• Andrew Domer

Supreme Court breaks with precedent on “physical presence” test for sales and use taxes.

In one of his final opinions before retiring on July 31st, Justice Kennedy wrote the decision for a 5-4 majority in South Dakota v. Wayfair, Inc. In it, the Court overturned a half century of Commerce Clause precedent, finding that the “physical presence” standard, used to determine whether a retailer may be required to collect state sales tax, was unfit for the modern commercial era. In 1967, the Court established the notion that a seller must have a physical presence in a State to be liable for collecting sales tax. National Bellas Hess, Inc. v. Department of Revenue of Ill. The standard was designed to satisfy the Court’s Commerce Clause doctrine, which prohibits a State from taxing an activity lacking a “substantial nexus” to the taxing State.


What does that mean in 2018? It means that e-commerce juggernauts like Wayfair, Overstock and Newegg (which have no employees or real estate in South Dakota) cannot be required to collect sales tax on web-based sales they make to South Dakota residents. Instead, the responsibility for remitting the tax for online purchases falls on South Dakota consumers by way of a use tax. In theory, South Dakota forgoes no tax revenue; it is simply a matter of whether Overstock collects the tax from the purchaser, and remits it to the State, or the purchaser pays the tax to the State directly.
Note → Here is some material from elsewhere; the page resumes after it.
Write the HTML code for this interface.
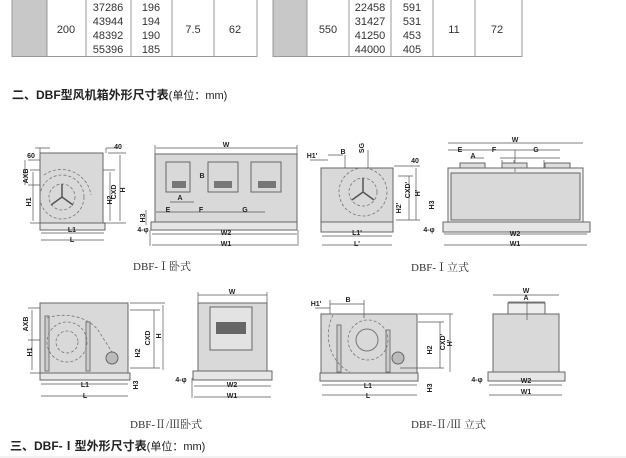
<!DOCTYPE html>
<html><head><meta charset="utf-8"><style>
html,body{margin:0;padding:0;background:#fff;}
svg{display:block;}
text{font-family:"Liberation Sans","Noto Sans CJK SC",sans-serif;}
.t{font-size:11px;fill:#333;text-anchor:middle;}
.d{font-size:7px;fill:#222;font-weight:bold;text-anchor:middle;}
.cap{font-family:"Liberation Serif","Noto Serif CJK SC",serif;font-size:11px;fill:#333;}
.box{fill:#d9d9d9;stroke:#666;stroke-width:1;}
.base{fill:#e6e6e6;stroke:#666;stroke-width:1;}
.ln{stroke:#555;stroke-width:0.7;fill:none;}
.dash{stroke:#777;stroke-width:0.8;fill:none;stroke-dasharray:3 2;}
</style></head><body>
<svg width="626" height="458" viewBox="0 0 626 458" xmlns="http://www.w3.org/2000/svg">
<!-- Tables -->
<rect x="12" y="0" width="35" height="56" fill="#c8c8c8"/>
<g stroke="#999" stroke-width="1" fill="none">
<path d="M12 0V56.5H257V0M47 0V56M86 0V56M131 0V56M172 0V56M214 0V56"/>
</g>
<rect x="273" y="0" width="34" height="56" fill="#c8c8c8"/>
<g stroke="#999" stroke-width="1" fill="none">
<path d="M273 0V56.5H522V0M307 0V56M349 0V56M391 0V56M433 0V56M475 0V56"/>
</g>
<g class="t">
<text x="66" y="33">200</text>
<text x="108" y="11">37286</text><text x="108" y="25">43944</text><text x="108" y="39">48392</text><text x="108" y="53">55396</text>
<text x="151" y="11">196</text><text x="151" y="25">194</text><text x="151" y="39">190</text><text x="151" y="53">185</text>
<text x="193" y="33">7.5</text><text x="235" y="33">62</text>
<text x="328" y="33">550</text>
<text x="370" y="11">22458</text><text x="370" y="25">31427</text><text x="370" y="39">41250</text><text x="370" y="53">44000</text>
<text x="412" y="11">591</text><text x="412" y="25">531</text><text x="412" y="39">453</text><text x="412" y="53">405</text>
<text x="454" y="33">11</text><text x="497" y="33">72</text>
</g>
<text x="12" y="99" font-size="12" font-weight="bold" fill="#222">二、DBF型风机箱外形尺寸表<tspan font-weight="normal" font-size="11">(单位：mm)</tspan></text>

<!-- Diagram 1 side -->
<rect class="box" x="40" y="153" width="63" height="70"/>
<rect class="base" x="40" y="223" width="65" height="7"/>
<circle class="dash" cx="62" cy="197" r="22"/><circle class="dash" cx="62" cy="197" r="13"/>
<path class="dash" d="M44 175 A30 30 0 0 1 91 195"/>
<path d="M62 197L62 184M62 197L51 205M62 197L73 205" stroke="#555" stroke-width="1.5"/>
<path class="ln" d="M108 153H126M108 223H126M120 155V221M103 170H115M103 223H115M110 172V221M30 170H40M30 223H40M33 172V221M28 160H40M28 185H40M25 160V185M40 148V153M35 148H50M106 148V153M106 148H118"/>
<path class="ln" d="M41 233H104M41 240H104"/>
<text class="d" x="31" y="158">60</text><text class="d" x="118" y="149">40</text>
<text class="d" x="28" y="176" transform="rotate(-90 28 176)">AXB</text>
<text class="d" x="31" y="202" transform="rotate(-90 31 202)">H1</text>
<text class="d" x="116" y="192" transform="rotate(-90 116 192)">CXD</text>
<text class="d" x="125" y="190" transform="rotate(-90 125 190)">H</text>
<text class="d" x="112" y="200" transform="rotate(-90 112 200)">H2</text>
<text class="d" x="72" y="232" font-size="9">L1</text><text class="d" x="72" y="242" font-size="9">L</text>
<!-- Diagram 1 front -->
<rect class="box" x="155" y="154" width="142" height="68"/>
<rect class="base" x="151" y="222" width="146" height="8"/>
<g fill="none" stroke="#666">
<rect x="166" y="162" width="24" height="30"/><rect x="208" y="162" width="30" height="30"/><rect x="251" y="162" width="30" height="30"/>
</g>
<g fill="#777"><rect x="172" y="181" width="14" height="7"/><rect x="214" y="181" width="18" height="7"/><rect x="258" y="181" width="18" height="7"/></g>
<path class="ln" d="M156 148H297M155 145V154M297 145V154M156 212H265M170 202H194M152 234H297M152 245H297M150 230V246M298 230V246M146 210V225"/>
<text class="d" x="226" y="147" font-size="8">W</text>
<text class="d" x="180" y="200">A</text><text class="d" x="168" y="212">E</text><text class="d" x="201" y="212">F</text><text class="d" x="245" y="212">G</text>
<text class="d" x="202" y="178">B</text>
<text class="d" x="226" y="235" font-size="8">W2</text><text class="d" x="226" y="246" font-size="8">W1</text>
<text class="d" x="145" y="218" transform="rotate(-90 145 218)">H3</text>
<text class="d" x="143" y="232">4-φ</text>
<text class="cap" x="133" y="270">DBF-Ⅰ卧式</text>

<!-- Diagram 2 side -->
<rect class="box" x="321" y="168" width="72" height="54"/>
<rect class="base" x="321" y="222" width="72" height="10"/>
<circle class="dash" cx="363" cy="192" r="24"/><circle class="dash" cx="363" cy="192" r="14"/>
<path d="M363 192L363 178M363 192L352 200M363 192L374 200" stroke="#555" stroke-width="1.5"/>
<path class="ln" d="M322 236H392M322 245H392M328 155H343M345 155V168M368 150V168M394 166H420M398 176H413M409 176V220M396 220H420M416 168V220M310 160H328"/>
<text class="d" x="343" y="154">B</text><text class="d" x="312" y="158">H1'</text>
<text class="d" x="364" y="148" transform="rotate(-90 364 148)">SG</text>
<text class="d" x="415" y="163">40</text>
<text class="d" x="410" y="190" transform="rotate(-90 410 190)">CXD'</text>
<text class="d" x="420" y="193" transform="rotate(-90 420 193)">H'</text>
<text class="d" x="401" y="208" transform="rotate(-90 401 208)">H2'</text>
<text class="d" x="357" y="235" font-size="9">L1'</text><text class="d" x="357" y="246" font-size="9">L'</text>
<!-- Diagram 2 front -->
<rect x="448" y="168" width="135" height="54" fill="#f0f0f0" stroke="#666"/>
<rect class="box" x="451" y="173" width="129" height="47"/>
<rect class="base" x="443" y="222" width="147" height="10"/>
<path class="ln" d="M448 143H583M448 150H560M470 158H484M500 158H560M460 163H485M502 160V168M514 160V168M544 160V168M515 150V172M444 234H587M444 245H587"/>
<rect x="460" y="163" width="25" height="5" fill="#ddd" stroke="#666"/><rect x="502" y="163" width="25" height="5" fill="#ddd" stroke="#666"/><rect x="545" y="163" width="25" height="5" fill="#ddd" stroke="#666"/>
<text class="d" x="515" y="142" font-size="8">W</text>
<text class="d" x="460" y="152">E</text><text class="d" x="494" y="152">F</text><text class="d" x="536" y="152">G</text><text class="d" x="473" y="158">A</text>
<text class="d" x="515" y="236" font-size="8">W2</text><text class="d" x="515" y="246" font-size="8">W1</text>
<text class="d" x="434" y="205" transform="rotate(-90 434 205)">H3</text>
<text class="d" x="429" y="232">4-φ</text>
<text class="cap" x="411" y="271">DBF-Ⅰ立式</text>

<!-- Diagram 3 side -->
<rect class="box" x="40" y="303" width="88" height="70"/>
<rect class="base" x="40" y="373" width="90" height="7"/>
<rect x="45" y="316" width="4" height="55" fill="#ccc" stroke="#777"/><rect x="86" y="322" width="4" height="49" fill="#ccc" stroke="#777"/>
<circle class="dash" cx="67" cy="342" r="20"/><circle class="dash" cx="67" cy="342" r="11"/>
<path class="dash" d="M47 318 A40 30 0 0 1 98 330 L112 352"/>
<circle cx="112" cy="358" r="6" fill="#bbb" stroke="#666"/>
<path class="ln" d="M30 308H40M30 373H40M32 310V370M28 308H40M28 340H40M130 303H165M130 310H160M154 310V368M163 305V370M130 368H160M41 384H128M41 396H128"/>
<text class="d" x="28" y="324" transform="rotate(-90 28 324)">AXB</text>
<text class="d" x="32" y="352" transform="rotate(-90 32 352)">H1</text>
<text class="d" x="150" y="338" transform="rotate(-90 150 338)">CXD</text>
<text class="d" x="161" y="336" transform="rotate(-90 161 336)">H</text>
<text class="d" x="140" y="353" transform="rotate(-90 140 353)">H2</text>
<text class="d" x="138" y="385" transform="rotate(-90 138 385)">H3</text>
<text class="d" x="85" y="387" font-size="9">L1</text><text class="d" x="85" y="398" font-size="9">L</text>
<!-- Diagram 3 front -->
<rect class="box" x="198" y="303" width="69" height="68"/>
<rect class="base" x="193" y="371" width="79" height="9"/>
<rect x="210" y="307" width="42" height="43" fill="#e3e3e3" stroke="#666"/>
<rect x="216" y="322" width="30" height="12" fill="#666"/>
<path class="ln" d="M198 295H267M198 292V303M267 292V303M194 386H271M194 397H271M192 378V398"/>
<text class="d" x="232" y="294" font-size="8">W</text>
<text class="d" x="232" y="387" font-size="8">W2</text><text class="d" x="232" y="398" font-size="8">W1</text>
<text class="d" x="181" y="382">4-φ</text>
<text class="cap" x="130" y="428">DBF-Ⅱ/Ⅲ卧式</text>

<!-- Diagram 4 side -->
<rect class="box" x="321" y="314" width="96" height="59"/>
<rect class="base" x="320" y="373" width="98" height="8"/>
<rect x="337" y="325" width="4" height="47" fill="#ccc" stroke="#777"/><rect x="386" y="330" width="4" height="42" fill="#ccc" stroke="#777"/>
<circle class="dash" cx="368" cy="340" r="20"/><circle fill="none" stroke="#777" cx="367" cy="340" r="11"/>
<path class="dash" d="M333 315 A35 40 0 0 0 350 372"/>
<circle cx="398" cy="358" r="6" fill="#bbb" stroke="#666"/>
<path class="ln" d="M330 304H364M330 300V314M364 300V318M315 308H330M418 314H453M418 322H444M440 322V368M450 314V372M400 368H444M322 385H417M322 395H417"/>
<text class="d" x="348" y="302">B</text><text class="d" x="316" y="306">H1'</text>
<text class="d" x="445" y="342" transform="rotate(-90 445 342)">CXD'</text>
<text class="d" x="452" y="343" transform="rotate(-90 452 343)">H'</text>
<text class="d" x="432" y="350" transform="rotate(-90 432 350)">H2</text>
<text class="d" x="432" y="388" transform="rotate(-90 432 388)">H3</text>
<text class="d" x="368" y="388" font-size="9">L1</text><text class="d" x="368" y="398" font-size="9">L</text>
<!-- Diagram 4 front -->
<rect class="box" x="493" y="314" width="66" height="58"/>
<rect x="508" y="303" width="37" height="11" fill="#eee" stroke="#666"/>
<rect class="base" x="488" y="372" width="77" height="9"/>
<path class="ln" d="M493 295H559M508 302H545M527 302V320M489 385H562M489 395H562"/>
<text class="d" x="526" y="293" font-size="8">W</text><text class="d" x="526" y="300" font-size="8">A</text>
<text class="d" x="526" y="383" font-size="8">W2</text><text class="d" x="526" y="394" font-size="8">W1</text>
<text class="d" x="477" y="382">4-φ</text>
<text class="cap" x="411" y="428">DBF-Ⅱ/Ⅲ 立式</text>

<text x="10" y="450" font-size="12" font-weight="bold" fill="#222">三、DBF-Ⅰ型外形尺寸表<tspan font-weight="normal" font-size="11">(单位：mm)</tspan></text>
<line x1="0" y1="457" x2="626" y2="457" stroke="#e5e5e5"/>
</svg>
</body></html>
State use taxes, however, are “self-assessed”, which is another way of saying: rarely paid. As the Court noted, American consumers have a less-than-stellar record of complying with use tax laws.


The upshot is that the “physical presence” rule eliminated South Dakota’s one effective means for collecting the tax due on e-commerce transactions. In fact, in a 2017 report cited by the Court, the Government Accountability Office estimated that, by forcing States to rely on consumers to pay the use tax (rather than on sellers to collect sales tax), the “physical presence” rule of Bellas Hess costs the States collectively between $8-$13 billion annually.


For South Dakota and others, the lost revenue is only part of the problem. The fact that consumers are unlikely to pay the use tax on e-commerce purchases means that online retailers have an upper hand over brick-and-mortar stores. Let’s say Tom is sitting in his apartment in Sioux Falls surfing Overstock for a new memory foam mattress. He settles on his favorite and gets all the way to the Checkout page, where he sees the total price. Before he clicks “Submit”, he decides to run down to the local mattress store to compare prices. He finds the same mattress in stock, with an identical sticker price. Preferring to support local business, Tom opts to buy the mattress from the store. He swipes his card and heads home. Not until that evening, when Tom looks at the receipt and sees the sales tax line item, does he realize he paid an extra 6.5% for the mattress compared to Overstock’s total. Frustrated, he resolves to only buy online in the future.


Tom’s example illustrates how a Court decision from 1967 gives an advantage to online sellers in 2018. The fact that the total prices (including the tax legally due) are identical is irrelevant, because the chance that Tom self-assesses a 6.5% use tax on his online purchase is nil. In fact, Tom may not even know he owes a use tax. Either way, when Tom buys online in the future, the state coffers and local businesses in South Dakota take a hit.


To address these problems, the South Dakota legislature passed a statute in 2016 that required out-of-state businesses to collect and remit sales tax “as if the seller had a physical presence in the State.” It was not the most nuanced strategy. In effect, South Dakota lawmakers were telling e-commerce merchants: “The Supreme Court says we can’t make you our tax collectors unless you are physically present in our State, which you aren’t, but let’s pretend like you are.” The law did, however, limit its reach to sellers who (a) deliver more than $100,000 of good or services annually into South Dakota, or (b) engage in 200 or more transactions annually for the delivery of goods or services into South Dakota. Not surprisingly, Wayfair and other e-retailers challenged the statute as unconstitutional and prevailed in the lower courts.


On review, however, the Supreme Court found ample reason to depart from the “physical presence” rule first established in Bellas Hess and reaffirmed in 1992 in Quill Corp. v. North Dakota. The Court held that the Commerce Clause does not require a seller to have a physical presence in a State to establish a “substantial nexus” therewith. Rather, the Court found the thresholds in the South Dakota law regarding the volume of sales and transactions were sufficient to ensure that only companies with a substantial nexus to the State would fall within the ambit of the statute. Making heavy use of the changing times, Justice Kennedy wrote that, each year, the “physical presence” rule “becomes further removed from economic reality and results in significant revenue losses to the States.” Furthermore, it undermines local business competitiveness by “giving some online retailers an arbitrary advantage” and enables “a judicially created tax shelter for businesses that limit their physical presence in a State.”


Those untoward results, the Court held, are not required by the Constitution or the Court’s Commerce Clause jurisprudence. Ultimately, as Justice Kennedy wrote, “modern e-commerce does not align analytically with a test that relies on the sort of physical presence defined in Quill.” Good news for your local mattress store.